As the St. Petersburg Economic Forum gets underway, Prime Minister Putin is telling investors to trust him and put away their wariness of heightened risk because of corruption and weak rule of law in Russia. Russian authorities are pulling out all the stops to encourage much needed foreign investment. Deputy Economy Minister Stanislav Voskresensky, Putin’s director of foreign investors had this advice:
Do not scratch your head and wait: Russia is open for business and the potential profits are huge.”
Russia needs to offer high rewards for investing there as its attractiveness has faded despite recent strong commodity prices. Recently Chevron ended its partnership with Rosneft in the Shatsky Ridge deal in the Black Sea. Russian authorities loathe to cede any profits to multinationals, but the Shatsky deal was a concession to the fact that Russia cannot conduct offshore exploration without outside assistance.

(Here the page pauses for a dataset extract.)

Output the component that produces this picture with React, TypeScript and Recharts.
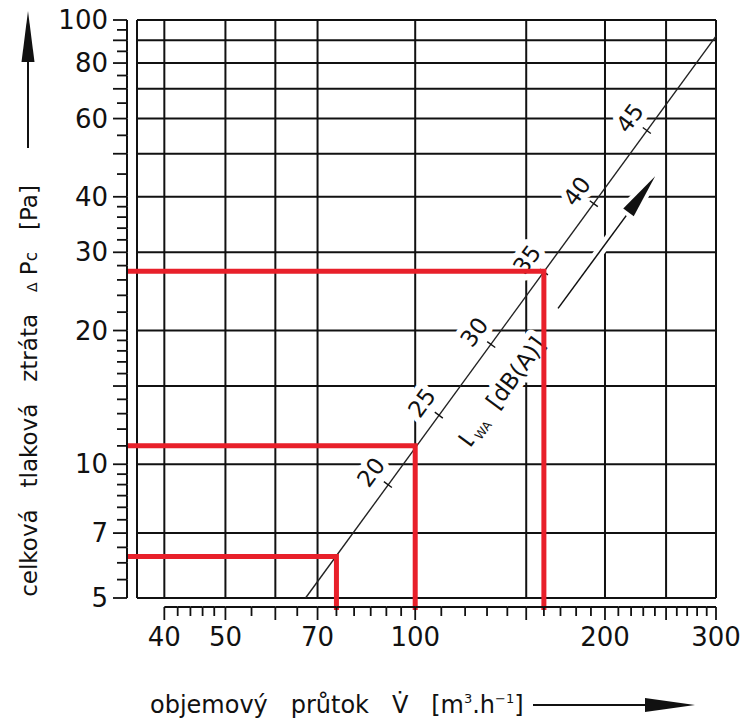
import React from 'react';
import { ComposedChart, XAxis, YAxis, Line, Scatter, ReferenceLine } from 'recharts';

// flow rate [m3/h] vs total pressure loss [Pa], both on log scales
const X_DOMAIN: [number, number] = [36.2, 300];
const Y_DOMAIN: [number, number] = [5, 100];

const X_GRID = [40, 50, 60, 70, 100, 150, 200, 250, 300];
const Y_GRID = [5, 7, 10, 15, 20, 30, 40, 50, 60, 70, 80, 90, 100];

const X_TICKS = [
  40, 42, 44, 46, 48, 50, 55, 60, 65, 70, 75, 80, 85, 90, 95,
  100, 110, 120, 130, 140, 150, 160, 170, 180, 190, 200,
  210, 220, 230, 240, 250, 260, 270, 280, 290, 300,
];
const Y_TICKS = [
  5, 5.5, 6, 6.5, 7, 7.5, 8, 8.5, 9, 9.5, 10,
  11, 12, 13, 14, 15, 16, 17, 18, 19, 20,
  22, 24, 26, 28, 30, 32, 34, 36, 38, 40, 45,
  50, 55, 60, 65, 70, 75, 80, 85, 90, 95, 100,
];
const X_LABELS = [40, 50, 70, 100, 200, 300];
const Y_LABELS = [5, 7, 10, 20, 30, 40, 60, 80, 100];

// characteristic line (end points)
const CURVE = [
  { V: 67, p: 5 },
  { V: 300, p: 92 },
];

// sound power marks along the line, dB(A)
const NOISE = [
  { V: 90.5, p: 9.0, L: 20 },
  { V: 109, p: 12.9, L: 25 },
  { V: 132, p: 18.6, L: 30 },
  { V: 160, p: 27.1, L: 35 },
  { V: 192, p: 38.6, L: 40 },
  { V: 233, p: 56.4, L: 45 },
];

// highlighted working points
const DUTY = [
  { V: 75, p: 6.2 },
  { V: 100, p: 11 },
  { V: 160, p: 27.2 },
];

const W = 747;
const H = 721;
const MARGIN = { top: 20, right: 31, bottom: 73, left: 27 };
const Y_AXIS_W = 110;
const X_AXIS_H = 50;
const PLOT_LEFT = MARGIN.left + Y_AXIS_W;
const PLOT_BOTTOM = H - MARGIN.bottom - X_AXIS_H;
const Y_GAP = 10; // axes sit a bit away from the frame
const X_GAP = 9;
const SLOPE_DEG = -53.7;
const FONT = '"DejaVu Sans", Verdana, sans-serif';
const INK = '#111';
const RED = '#e8202a';
const GRID_W = 2;

const makeXTick = () => {
  let prev: number | null = null;
  return (props: any) => {
    const { x, y, payload, index } = props;
    const v = payload.value;
    const ay = y + X_GAP;
    const long = X_GRID.includes(v);
    const seg =
      index > 0 && prev !== null ? (
        <line x1={prev} x2={x} y1={ay} y2={ay} stroke={INK} strokeWidth={2} />
      ) : null;
    prev = x;
    return (
      <g>
        {seg}
        <line x1={x} x2={x} y1={ay} y2={ay + (long ? 13 : 9)} stroke={INK} strokeWidth={1.8} />
        {X_LABELS.includes(v) && (
          <text
            x={x}
            y={ay + 30}
            textAnchor="middle"
            dominantBaseline="central"
            fontFamily={FONT}
            fontSize={26}
            fill={INK}
          >
            {v}
          </text>
        )}
      </g>
    );
  };
};

const makeYTick = () => {
  let prev: number | null = null;
  return (props: any) => {
    const { x, y, payload, index } = props;
    const v = payload.value;
    const ax = x - Y_GAP;
    const long = Y_GRID.includes(v);
    const seg =
      index > 0 && prev !== null ? (
        <line x1={ax} x2={ax} y1={prev} y2={y} stroke={INK} strokeWidth={2} />
      ) : null;
    prev = y;
    return (
      <g>
        {seg}
        <line x1={ax} x2={ax - (long ? 14 : 10)} y1={y} y2={y} stroke={INK} strokeWidth={1.8} />
        {Y_LABELS.includes(v) && (
          <text
            x={ax - 19}
            y={y}
            textAnchor="end"
            dominantBaseline="central"
            fontFamily={FONT}
            fontSize={26}
            fill={INK}
          >
            {v}
          </text>
        )}
      </g>
    );
  };
};

const halo = {
  stroke: '#fff',
  strokeWidth: 12,
  paintOrder: 'stroke' as const,
  strokeLinejoin: 'round' as const,
};

// arrow + L_WA caption, drawn in the rotated frame of the 35 dB mark
const LevelCaption = () => (
  <g>
    <line x1={-21} y1={33} x2={105} y2={33} stroke="#fff" strokeWidth={10} />
    <line x1={-21} y1={33} x2={105} y2={33} stroke={INK} strokeWidth={1.5} />
    <polygon points="143,33 98,26.5 98,39.5" fill={INK} {...halo} strokeWidth={8} />
    <text x={-186} y={45} fontFamily={FONT} fontSize={23} fill={INK} {...halo} style={{ whiteSpace: 'pre' }}>
      L
      <tspan fontSize={12} dy={4}>
        WA
      </tspan>
      <tspan dy={-4}>{'  [dB(A)]'}</tspan>
    </text>
  </g>
);

const NoiseMark = (props: any) => {
  const { cx, cy, payload } = props;
  return (
    <g transform={`translate(${cx},${cy}) rotate(${SLOPE_DEG})`}>
      <text
        x={0}
        y={-21}
        textAnchor="middle"
        dominantBaseline="central"
        fontFamily={FONT}
        fontSize={23}
        fill={INK}
        {...halo}
      >
        {payload.L}
      </text>
      <line x1={0} y1={-5} x2={0} y2={5} stroke={INK} strokeWidth={1.4} />
      {payload.L === 35 && <LevelCaption />}
    </g>
  );
};

const DutyLine = (props: any) => {
  const { cx, cy } = props;
  return (
    <path
      d={`M${PLOT_LEFT - Y_GAP},${cy}H${cx}V${PLOT_BOTTOM + X_GAP + 3}`}
      fill="none"
      stroke={RED}
      strokeWidth={5}
    />
  );
};

const App = () => {
  const xTick = makeXTick();
  const yTick = makeYTick();

  return (
    <div style={{ position: 'relative', width: W, height: H, background: '#fff' }}>
      <style>{'body{margin:0}'}</style>
      <ComposedChart width={W} height={H} margin={MARGIN}>
        <XAxis
          type="number"
          dataKey="V"
          scale="log"
          domain={X_DOMAIN}
          ticks={X_TICKS}
          interval={0}
          tick={xTick}
          tickLine={false}
          axisLine={false}
          tickSize={0}
          tickMargin={0}
          height={X_AXIS_H}
        />
        <YAxis
          type="number"
          dataKey="p"
          scale="log"
          domain={Y_DOMAIN}
          ticks={Y_TICKS}
          interval={0}
          tick={yTick}
          tickLine={false}
          axisLine={false}
          tickSize={0}
          tickMargin={0}
          width={Y_AXIS_W}
        />
        <ReferenceLine x={X_DOMAIN[0]} stroke={INK} strokeWidth={GRID_W} />
        {X_GRID.map((v) => (
          <ReferenceLine key={`gx${v}`} x={v} stroke={INK} strokeWidth={GRID_W} />
        ))}
        {Y_GRID.map((v) => (
          <ReferenceLine key={`gy${v}`} y={v} stroke={INK} strokeWidth={GRID_W} />
        ))}
        <Line
          data={CURVE}
          dataKey="p"
          stroke="#222"
          strokeWidth={1.4}
          dot={false}
          isAnimationActive={false}
        />
        <Scatter data={NOISE} dataKey="p" shape={NoiseMark} isAnimationActive={false} />
        <Scatter data={DUTY} dataKey="p" shape={DutyLine} isAnimationActive={false} />
      </ComposedChart>

      <svg
        width={W}
        height={H}
        style={{ position: 'absolute', left: 0, top: 0, pointerEvents: 'none' }}
      >
        <line x1={28} y1={148} x2={28} y2={55} stroke={INK} strokeWidth={2} />
        <polygon points="28,11 21.5,62 34.5,62" fill={INK} />
        <text
          transform="translate(37,391) rotate(-90)"
          textAnchor="middle"
          fontFamily={FONT}
          fontSize={23}
          fill={INK}
          style={{ whiteSpace: 'pre' }}
        >
          {'celková   tlaková   ztráta   '}
          <tspan fontSize={14}>Δ</tspan>
          {' P'}
          <tspan fontSize={17}>c</tspan>
          {'   [Pa]'}
        </text>

        <text x={150} y={713} fontFamily={FONT} fontSize={24} fill={INK} style={{ whiteSpace: 'pre' }}>
          {'objemový   průtok   V̇   [m'}
          <tspan fontSize={13} dy={-10}>
            3
          </tspan>
          <tspan dy={10}>.h</tspan>
          <tspan fontSize={13} dy={-10}>
            −1
          </tspan>
          <tspan dy={10}>]</tspan>
        </text>
        <line x1={533} y1={705} x2={650} y2={705} stroke={INK} strokeWidth={2} />
        <polygon points="695,705 645,698 645,712" fill={INK} />
      </svg>
    </div>
  );
};

export default App;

Capital outflows have reached record heights from foreign and domestic capital. Over $55 billion has left Russia over the past eight months according to the International Monetary Fund.
Mikhail Khodorkovsky, former CEO of YUKOS estimates that due to graft in the economy, oil would have to be $200 a barrel before Russia can match the growth of the BRIC powerhouses China and India.

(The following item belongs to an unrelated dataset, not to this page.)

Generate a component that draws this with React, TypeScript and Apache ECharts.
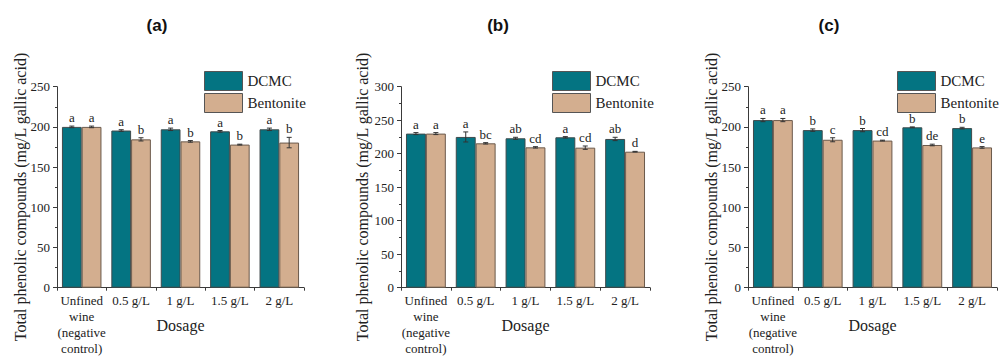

Economic reforms require 100 percent guarantees for private property and an effective, lawful state,” Khodorkovsky, 47, said in written answers to questions relayed through his lawyers. “Under the current political and economic model, to get a 10 percent growth rate for the Russian economy the oil price would have to remain solidly above $200 per barrel.

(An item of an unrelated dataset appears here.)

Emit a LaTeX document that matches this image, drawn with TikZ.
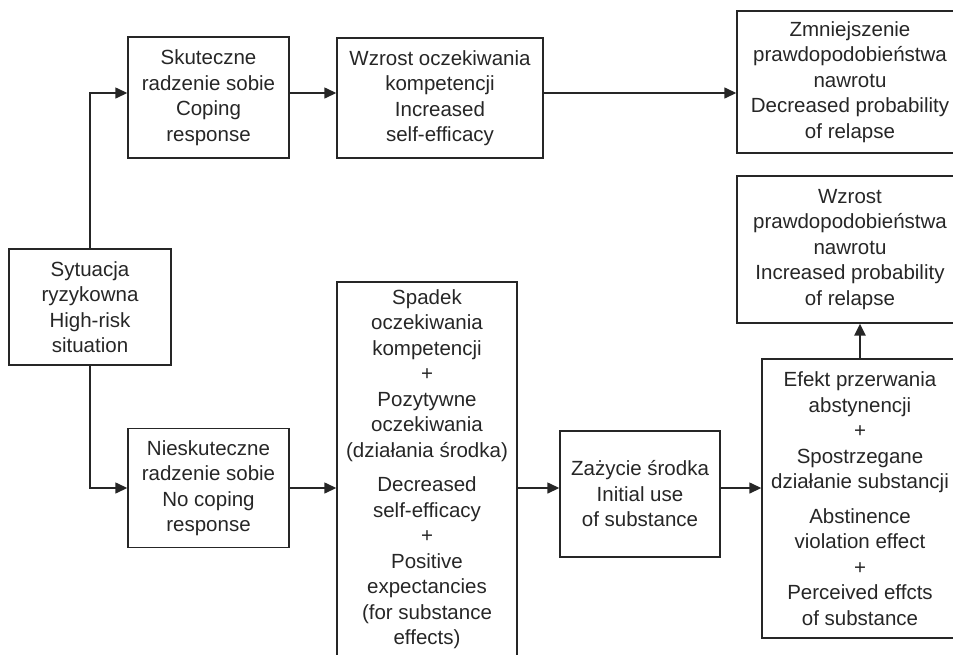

The World Justice Project released their 2011 Rule of Law Index and had this to say about Russia’s situation:
Russia shows serious deficiencies in checks and balances among the different branches of government (ranking 55th), leading to an institutional environment characterized by corruption, impunity, and political interference. Regulations are not always enforced (ranking 52nd), and civil courts, although accessible, are corrupt and inefficient. Crime rates in Russia are not as high as those in other middle- income countries (ranking 8th out of 19), and the criminal justice system is relatively effective (23rd). Violations against some fundamental rights, such as freedom of opinion, freedom of association, and arbitrary interference with privacy are areas of concern. [Read the full report here.]
With all these warning signs investors are right to be cautious about Russia. The market efficiency hypothesis in economics states that financial markets are “informationally efficient”. This hypothesis explains why Russia lags China and India in foreign investment and why until Russia makes comprehensive and visible changes to its legal and judicial systems, even the promise of excess market returns by the Prime Minister will not convince investors.